Nonetheless, a similar question as with the transnational shift must be posed here: where can we position the conceptual term of “diaspora cinema” in relation to the concept of postcolonial cinema? The best way to delve into this is by examining how the concept of “diaspora” may or may not account for some of the shortcomings of “postcolonialism” and “postcolonial displacement”. As Shohat and Stam clarified in their preeminent work Unthinking Eurocentrism: Multiculturalism and the Media, the prefix “post” in “postcolonialism” brings about some ambiguities. It either refers to “the disciplinary ‘advances’ of intellectual history”, thus aligning itself with postmodernist and poststructuralist theory, or it indicates a temporal and epochal transition announcing the end of European expansion (38). This temporal element contradicts the major emphasis that postcolonial critique usually places on the perpetual and ongoing legacies of colonialism. In his writings about flows of migration and globalisation, Hall claims that these processes are located in a much longer (colonial) history whose “postness” is highly questionable (“Local” 20). Higbee even speaks of this as simply the most recent manifestation of the same process (i.e., imperialism) (“Locating” 52-3). While the concept of “diaspora” focuses on forced and/or voluntary migration, displacement, and human mobility in a historical context as well, it does not have the same ambiguous connotation of “postness” that postcolonialism has.

A second issue with postcolonialism that was raised by Shohat and Stam is the negligence of any other form of political or historical dispute than the colonial one. As such, the concept of postcolonialism remains fundamentally Eurocentric in at least three ways: it privileges the colonial era of European expansion, it maintains the binary relation between former coloniser and colonised, and it homogenises all colonial subjects into one singular category (Shohat and Stam 38-9).
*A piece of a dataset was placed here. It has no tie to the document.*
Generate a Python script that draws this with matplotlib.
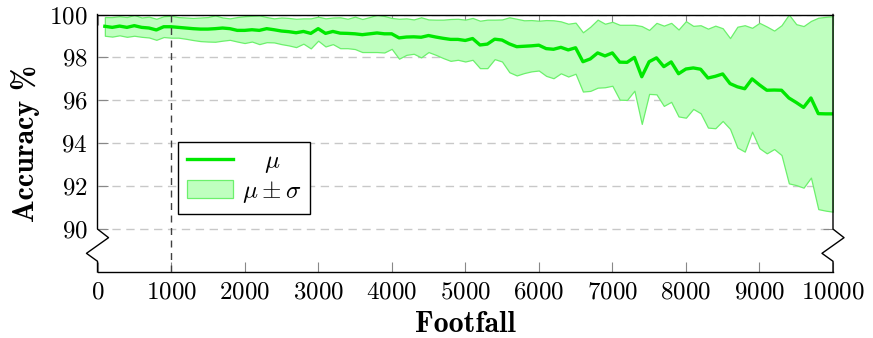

The concept of “diaspora” is guilty of none of these allegations as it simply points to cross-border social formations (or communities) with a shared awareness of multiple belonging and mobility that partly stem from an often-traumatic displacement or deterritorialisation and discursive processes surrounding it (Tölölyan, “Rethinking” 28-30). As such, the category “diaspora cinema” comprises films by filmmakers living outside of their ancestral “homeland” or films that thematically deal with this diasporic positionality. On the other hand, when “diaspora cinema” is used to speak of postcolonial filmmakers in the West such as Algerian émigré directors in France, the concept has the disadvantage that it does not necessarily evoke the coercive impact of colonialism on the work of these artists. As such, we need not do away with the concept of “postcolonial cinema”, yet I suggest that the concept of “diaspora cinema” offers a less ambiguous and less homogenising category to connect film cultures in a polycentric way, whilst still being committed to the political and historical disparities that have shaped the world as it is today.

Models of Diaspora Cinema

Whereas the concept of transnational cinema is too generic and inadequate when it comes to studying sensibilities of migration, diaspora, and human mobility in film, the concept of postcolonial cinema remains ambiguous and too preoccupied with the history of European expansion to encapsulate other forms of deterritorialisation and displacement. It is my argument that, in bringing these two lines of thinking together, the concept of “diaspora cinema” takes up an ambivalent position in between these two categories from which these limitations can be tackled all at once. If anything, these two shifts in film studies simultaneously triggered scholars dealing with migration and film to attempt to conceptualise or categorise this heterogeneous and perhaps even unidentifiable body of films. The result is a theoretical labyrinth of definitive and descriptive models of diaspora cinema, each of which has its complications. Even though it is impossible to provide a complete and exhaustive overview of the literature here, I will aim to map these models by distinguishing two types of models that differ from each other in how they operationalise diaspora cinema. First, there are what I call “identity models” that focus on the biographical background of the filmmaker. Second, there are “textual models” in which films are categorised in reference to their subject matter.
 
In identity models of diaspora cinema, Hamid Naficy’s seminal concept of an “accented cinema” has proven to be the most theoretically useful. Naficy specifically focuses on filmmakers who, as subjects of (postcolonial) displacement, “exist in a state of tension and dissension with both their original and their current homes” (“Situating” 111). As filmmakers they are displaced but not without place, “situated yet universal” (111). They share a liminal subjectivity and are located at the interstices of society and the mainstream film industry from which they operate independently through collective and interstitial modes of production (Accented Cinema 46-56). Naficy uses the term “interstitial” instead of marginal or subaltern in order to reject the periphery-centre binary. Due to their particular, liminal subjectivity and the interstitial position in the industry, these accented filmmakers are more prone to the politics of difference or the struggles for recognition and have the potential to question notions of Europeanness, national identities, and territorial or symbolic borders. These “accented filmmakers”, however, do not form a homogeneous group. They are put together by that “difference” which is an important component of their identity, but it is also this very difference that separates them from each other. Their relocation to the interstices of the Western cosmopolitan centres-or the fact that they are born in them-can be the result of a multitude of historical and political circumstances. As such, Naficy differentiates three permeable subcategories under the rubric of accented filmmakers: exilic, diasporic and postcolonial, and ethnic and identity filmmakers (Accented Cinema 11-17).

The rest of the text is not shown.